- [DIRECTIONS]
Your task is to transcribe all of the data below exactly, omitting the images.

- [RAW DATA]
--- Begin ---
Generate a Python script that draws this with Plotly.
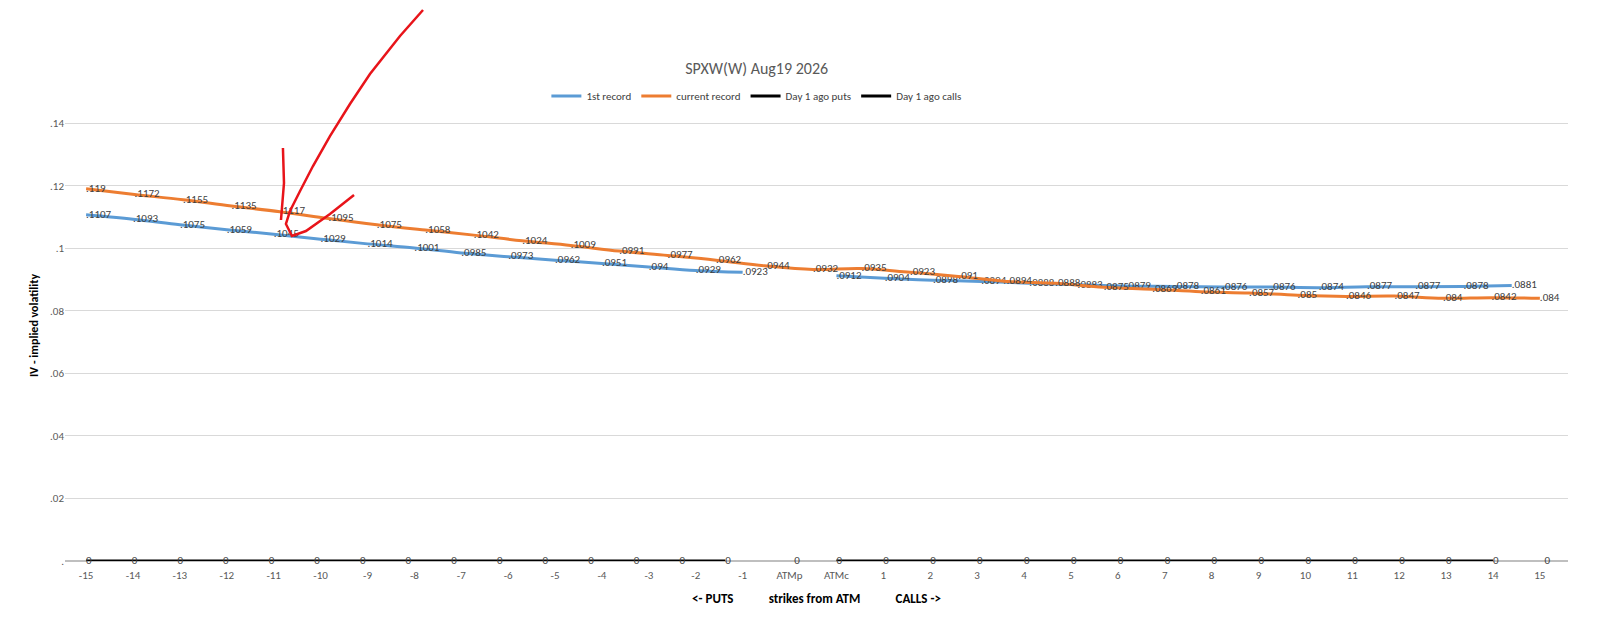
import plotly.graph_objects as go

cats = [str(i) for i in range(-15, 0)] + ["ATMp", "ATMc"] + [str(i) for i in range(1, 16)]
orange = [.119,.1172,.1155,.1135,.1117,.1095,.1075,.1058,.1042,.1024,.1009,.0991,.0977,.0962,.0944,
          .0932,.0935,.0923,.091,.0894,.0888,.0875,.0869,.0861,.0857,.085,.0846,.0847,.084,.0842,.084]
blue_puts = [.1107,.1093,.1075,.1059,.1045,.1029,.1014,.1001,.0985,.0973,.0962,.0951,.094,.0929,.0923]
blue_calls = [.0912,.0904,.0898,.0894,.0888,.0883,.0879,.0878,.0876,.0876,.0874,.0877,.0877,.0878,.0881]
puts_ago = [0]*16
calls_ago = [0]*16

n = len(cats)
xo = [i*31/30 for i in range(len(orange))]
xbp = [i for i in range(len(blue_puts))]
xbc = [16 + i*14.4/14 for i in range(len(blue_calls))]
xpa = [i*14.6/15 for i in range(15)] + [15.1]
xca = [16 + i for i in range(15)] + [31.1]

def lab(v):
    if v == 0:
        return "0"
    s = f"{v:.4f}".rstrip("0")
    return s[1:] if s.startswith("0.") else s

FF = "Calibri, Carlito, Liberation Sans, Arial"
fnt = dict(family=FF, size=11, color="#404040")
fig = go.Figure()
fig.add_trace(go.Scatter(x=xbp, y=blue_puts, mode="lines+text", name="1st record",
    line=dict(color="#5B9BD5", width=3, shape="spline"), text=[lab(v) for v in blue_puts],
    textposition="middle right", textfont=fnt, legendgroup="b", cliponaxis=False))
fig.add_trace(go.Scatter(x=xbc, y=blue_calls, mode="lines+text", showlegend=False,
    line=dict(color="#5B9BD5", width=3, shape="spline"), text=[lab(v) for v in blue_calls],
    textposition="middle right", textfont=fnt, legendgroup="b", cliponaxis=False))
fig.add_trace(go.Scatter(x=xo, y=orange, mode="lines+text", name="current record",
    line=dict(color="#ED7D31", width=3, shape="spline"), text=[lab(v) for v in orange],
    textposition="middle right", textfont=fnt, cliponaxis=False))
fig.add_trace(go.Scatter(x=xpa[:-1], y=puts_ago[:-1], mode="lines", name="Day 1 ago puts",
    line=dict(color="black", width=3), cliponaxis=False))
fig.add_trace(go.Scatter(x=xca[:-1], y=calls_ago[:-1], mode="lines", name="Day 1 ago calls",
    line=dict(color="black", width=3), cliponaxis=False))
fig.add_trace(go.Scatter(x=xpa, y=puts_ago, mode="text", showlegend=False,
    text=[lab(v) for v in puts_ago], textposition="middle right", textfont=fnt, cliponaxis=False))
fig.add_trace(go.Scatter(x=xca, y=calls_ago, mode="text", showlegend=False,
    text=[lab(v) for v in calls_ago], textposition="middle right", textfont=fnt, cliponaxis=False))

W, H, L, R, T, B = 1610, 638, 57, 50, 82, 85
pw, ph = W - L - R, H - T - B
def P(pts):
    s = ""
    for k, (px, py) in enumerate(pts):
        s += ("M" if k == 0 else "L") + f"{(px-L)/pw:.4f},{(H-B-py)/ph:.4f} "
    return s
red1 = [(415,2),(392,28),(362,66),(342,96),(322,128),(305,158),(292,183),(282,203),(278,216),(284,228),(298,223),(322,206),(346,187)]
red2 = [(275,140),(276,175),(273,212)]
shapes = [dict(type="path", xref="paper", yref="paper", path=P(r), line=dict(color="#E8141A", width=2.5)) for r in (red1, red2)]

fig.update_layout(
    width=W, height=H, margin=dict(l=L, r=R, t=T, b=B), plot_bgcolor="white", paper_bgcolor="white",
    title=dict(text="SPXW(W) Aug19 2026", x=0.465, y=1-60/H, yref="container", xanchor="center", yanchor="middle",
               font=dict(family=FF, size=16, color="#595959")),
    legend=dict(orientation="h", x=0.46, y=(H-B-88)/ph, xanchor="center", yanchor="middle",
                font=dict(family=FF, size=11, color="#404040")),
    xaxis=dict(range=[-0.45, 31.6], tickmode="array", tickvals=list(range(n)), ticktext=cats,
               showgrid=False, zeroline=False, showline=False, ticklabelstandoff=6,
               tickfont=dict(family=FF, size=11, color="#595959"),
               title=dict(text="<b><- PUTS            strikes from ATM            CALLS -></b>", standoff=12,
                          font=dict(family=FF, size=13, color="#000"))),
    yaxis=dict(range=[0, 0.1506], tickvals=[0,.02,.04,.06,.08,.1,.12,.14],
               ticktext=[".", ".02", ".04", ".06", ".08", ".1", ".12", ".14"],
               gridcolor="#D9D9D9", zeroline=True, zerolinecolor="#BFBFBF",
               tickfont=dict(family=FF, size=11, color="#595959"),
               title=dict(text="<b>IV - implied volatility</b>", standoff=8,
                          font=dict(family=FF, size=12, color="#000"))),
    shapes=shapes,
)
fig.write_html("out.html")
--- End ---
- [THE REPLY]
Generate a Python script that draws this with Plotly.
import plotly.graph_objects as go

cats = [str(i) for i in range(-15, 0)] + ["ATMp", "ATMc"] + [str(i) for i in range(1, 16)]
orange = [.119,.1172,.1155,.1135,.1117,.1095,.1075,.1058,.1042,.1024,.1009,.0991,.0977,.0962,.0944,
          .0932,.0935,.0923,.091,.0894,.0888,.0875,.0869,.0861,.0857,.085,.0846,.0847,.084,.0842,.084]
blue_puts = [.1107,.1093,.1075,.1059,.1045,.1029,.1014,.1001,.0985,.0973,.0962,.0951,.094,.0929,.0923]
blue_calls = [.0912,.0904,.0898,.0894,.0888,.0883,.0879,.0878,.0876,.0876,.0874,.0877,.0877,.0878,.0881]
puts_ago = [0]*16
calls_ago = [0]*16

n = len(cats)
xo = [i*31/30 for i in range(len(orange))]
xbp = [i for i in range(len(blue_puts))]
xbc = [16 + i*14.4/14 for i in range(len(blue_calls))]
xpa = [i*14.6/15 for i in range(15)] + [15.1]
xca = [16 + i for i in range(15)] + [31.1]

def lab(v):
    if v == 0:
        return "0"
    s = f"{v:.4f}".rstrip("0")
    return s[1:] if s.startswith("0.") else s

FF = "Calibri, Carlito, Liberation Sans, Arial"
fnt = dict(family=FF, size=11, color="#404040")
fig = go.Figure()
fig.add_trace(go.Scatter(x=xbp, y=blue_puts, mode="lines+text", name="1st record",
    line=dict(color="#5B9BD5", width=3, shape="spline"), text=[lab(v) for v in blue_puts],
    textposition="middle right", textfont=fnt, legendgroup="b", cliponaxis=False))
fig.add_trace(go.Scatter(x=xbc, y=blue_calls, mode="lines+text", showlegend=False,
    line=dict(color="#5B9BD5", width=3, shape="spline"), text=[lab(v) for v in blue_calls],
    textposition="middle right", textfont=fnt, legendgroup="b", cliponaxis=False))
fig.add_trace(go.Scatter(x=xo, y=orange, mode="lines+text", name="current record",
    line=dict(color="#ED7D31", width=3, shape="spline"), text=[lab(v) for v in orange],
    textposition="middle right", textfont=fnt, cliponaxis=False))
fig.add_trace(go.Scatter(x=xpa[:-1], y=puts_ago[:-1], mode="lines", name="Day 1 ago puts",
    line=dict(color="black", width=3), cliponaxis=False))
fig.add_trace(go.Scatter(x=xca[:-1], y=calls_ago[:-1], mode="lines", name="Day 1 ago calls",
    line=dict(color="black", width=3), cliponaxis=False))
fig.add_trace(go.Scatter(x=xpa, y=puts_ago, mode="text", showlegend=False,
    text=[lab(v) for v in puts_ago], textposition="middle right", textfont=fnt, cliponaxis=False))
fig.add_trace(go.Scatter(x=xca, y=calls_ago, mode="text", showlegend=False,
    text=[lab(v) for v in calls_ago], textposition="middle right", textfont=fnt, cliponaxis=False))

W, H, L, R, T, B = 1610, 638, 57, 50, 82, 85
pw, ph = W - L - R, H - T - B
def P(pts):
    s = ""
    for k, (px, py) in enumerate(pts):
        s += ("M" if k == 0 else "L") + f"{(px-L)/pw:.4f},{(H-B-py)/ph:.4f} "
    return s
red1 = [(415,2),(392,28),(362,66),(342,96),(322,128),(305,158),(292,183),(282,203),(278,216),(284,228),(298,223),(322,206),(346,187)]
red2 = [(275,140),(276,175),(273,212)]
shapes = [dict(type="path", xref="paper", yref="paper", path=P(r), line=dict(color="#E8141A", width=2.5)) for r in (red1, red2)]

fig.update_layout(
    width=W, height=H, margin=dict(l=L, r=R, t=T, b=B), plot_bgcolor="white", paper_bgcolor="white",
    title=dict(text="SPXW(W) Aug19 2026", x=0.465, y=1-60/H, yref="container", xanchor="center", yanchor="middle",
               font=dict(family=FF, size=16, color="#595959")),
    legend=dict(orientation="h", x=0.46, y=(H-B-88)/ph, xanchor="center", yanchor="middle",
                font=dict(family=FF, size=11, color="#404040")),
    xaxis=dict(range=[-0.45, 31.6], tickmode="array", tickvals=list(range(n)), ticktext=cats,
               showgrid=False, zeroline=False, showline=False, ticklabelstandoff=6,
               tickfont=dict(family=FF, size=11, color="#595959"),
               title=dict(text="<b><- PUTS            strikes from ATM            CALLS -></b>", standoff=12,
                          font=dict(family=FF, size=13, color="#000"))),
    yaxis=dict(range=[0, 0.1506], tickvals=[0,.02,.04,.06,.08,.1,.12,.14],
               ticktext=[".", ".02", ".04", ".06", ".08", ".1", ".12", ".14"],
               gridcolor="#D9D9D9", zeroline=True, zerolinecolor="#BFBFBF",
               tickfont=dict(family=FF, size=11, color="#595959"),
               title=dict(text="<b>IV - implied volatility</b>", standoff=8,
                          font=dict(family=FF, size=12, color="#000"))),
    shapes=shapes,
)
fig.write_html("out.html")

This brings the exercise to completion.